- The exams are still being graded, but should be finished by
tonight. Your scores will be averaged (just average the
percentages from your IMath and your Canvas parts). Your
IMath score may be given as total points; to get a percentage,
divide your total score by 1.20.
- As we move forward we're going to be tying up a few loose ends;
but in tying up those ends, we're going to be pointing to a few
of the topics we have in our future.
- While we do have one more civilization and their numbers
to study (the Egyptians), we will be moving along to
the discussion of more "visual" mathematics. I read a
story today in the Guardian, about the science behind
Salvador Dali's works (such as The Sacrament of the
Last Supper):
This work features one of the topics we'll be studying down the road -- the Platonic solids. But it is also famously regarded as a painting in which the artist made conscious use of the golden ratio, which we cover today.

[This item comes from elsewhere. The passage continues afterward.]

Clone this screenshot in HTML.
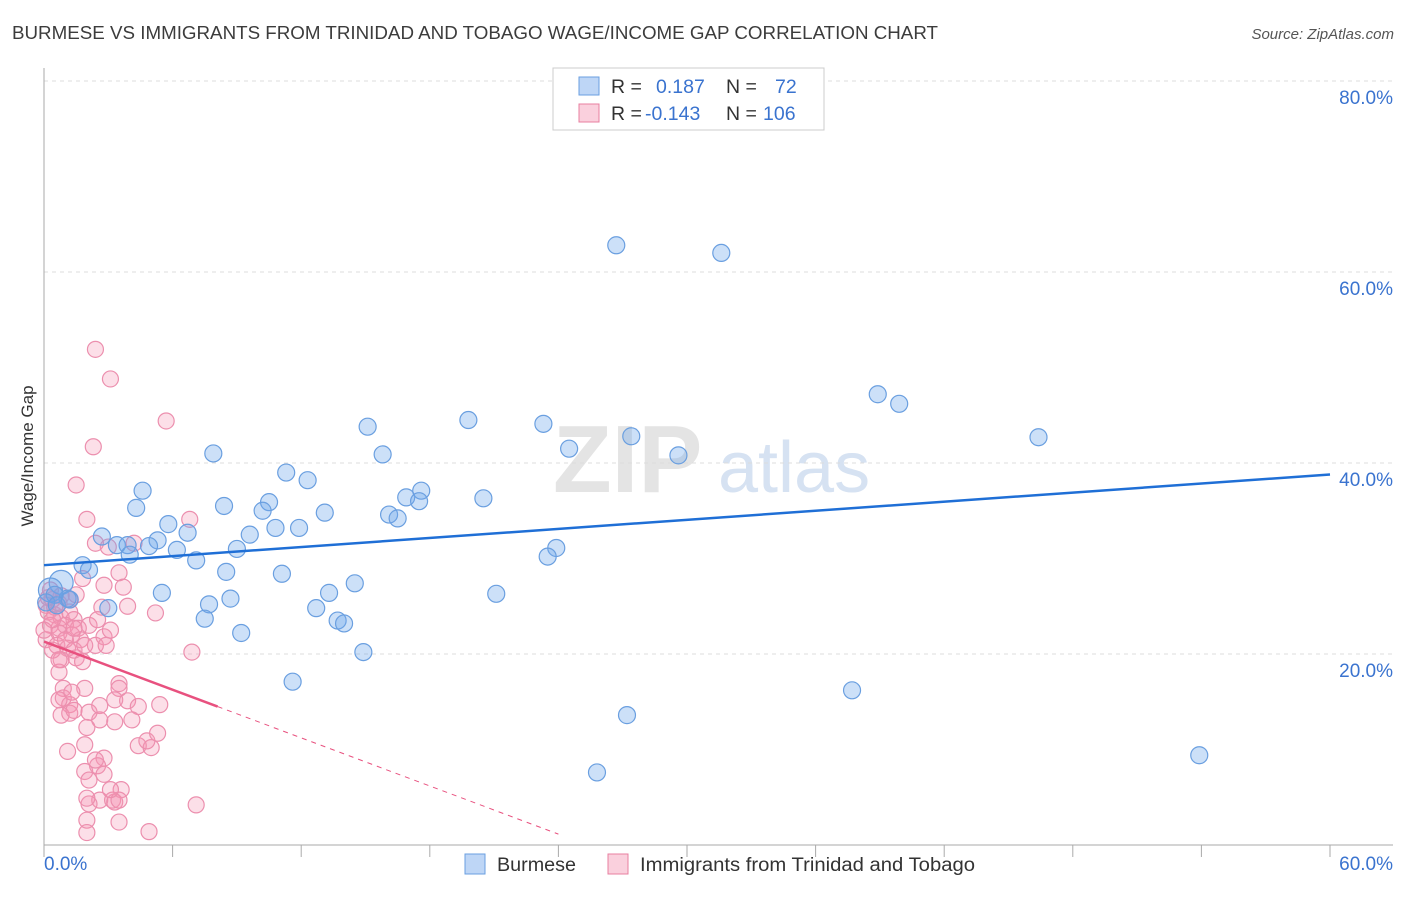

This rectangle is almost "golden" -- the most beautiful rectangle, according to some of the ancient Greeks.
- Here's a video covering today's material.
- We will discover that the Fibonacci spiral leads to rectangles
that tend toward a common side ratio of about 1.618.... The
"Golden Rectangle" as defined by the Greeks has a side ratio of
\[
\varphi=\frac{1+\sqrt{5}}{2} (\approx 1.618)
\]
called the golden ratio.
- As we move toward the so-called "golden mean" and "golden
rectangle", we'll start with a nice Fibonacci spiral (we've done this
already: see this
site for more on these spirals).
We build the Fibonacci spiral by building bigger and bigger rectangles. The shapes of the rectangles change as we go along, in such a way that the ratio of side lengths are Fibonacci numbers. Let's look at the sequence of the ratios....
So let's recap the spiral building process, with a focus on those side ratios.
- Start with a piece of graph paper (the wide way), and darken the square in the 10,10 spot (ten over, ten down). You might want several colors, if you've got them -- might as well make this pretty!
- Rule: attach the largest square you can, in either a clockwise or counter-clockwise fashion, to make a larger rectangle. We'll go counter-clockwise.
- Do it again, do it again, do it again! (You could do it forever....)
- What do you notice about the dimensions of the rectangle? It's the ratio of those dimensions that interests us most -- the ratio of dimensions (larger to smaller) dictates the shape of the rectangle.
- The thing we are approaching is the so-called golden rectangle,
whose side-lengths are in the ratio called "the golden
ratio". But we will derive the golden rectangle in a
different way -- the way that the Greeks did it! When
we're done, we'll have also defined the "golden mean",
or the "golden ratio".
- Begin with a rectangle.
- Remove the largest square possible from the rectangle, to leave a rectangle.
- If the rectangle that results has the same shape as the original rectangle, then that rectangle is golden.
Now if we look back at the Fibonacci spiral sequence of rectangles, we see that they're tending toward a golden rectangle.
Both had roughly the same effect, however.
Each of these as an example of a "fractal process": a simple rule, applied recursively (that is, do it again, and again, and again!). We believe that nature loves fractals, and we'll study them in more detail down the road.
But, before I go, here's an example fractal I just made for my son and his wife, with their forever and infinite friend Bernie Sanders:
And here's another -- A Fibonacci spiral fractal comic I just made, which I have just now entitled "Flirting with Death Spiral". Infinite fun!
You'll be making these, too, soon!
- Now, back to Pascal's triangle. Let's look a little further into
it. In particular, note that Pascal's Triangle contains the
Fibonacci numbers -- but they're hidden. Let's bring them to
light.
- Use the hexagonal paper to create a version of the Pascal triangle.
- Now let's find those Fibonaccis....
- Pascal used "his" triangle to compute probabilities. It turns out
that it's very useful for counting things. Blaise Pascal and Pierre de
Fermat were working on "Number Theory" together.
- Pascal's triangle is useful for counting the ways of
combining terms in the expression
$(a+b)^n$
So, for example,
\[ (a+b)^0=1 \] \[ (a+b)^1=1a+1b \] \[ (a+b)^2=1a^2+2ab+1b^2 \] \[ (a+b)^3=1a^3+3a^2b+3ab^2+1b^3 \]
(please see your assigned reading).
I hope that you noticed Pascal's triangle peeking out from the right hand sides above!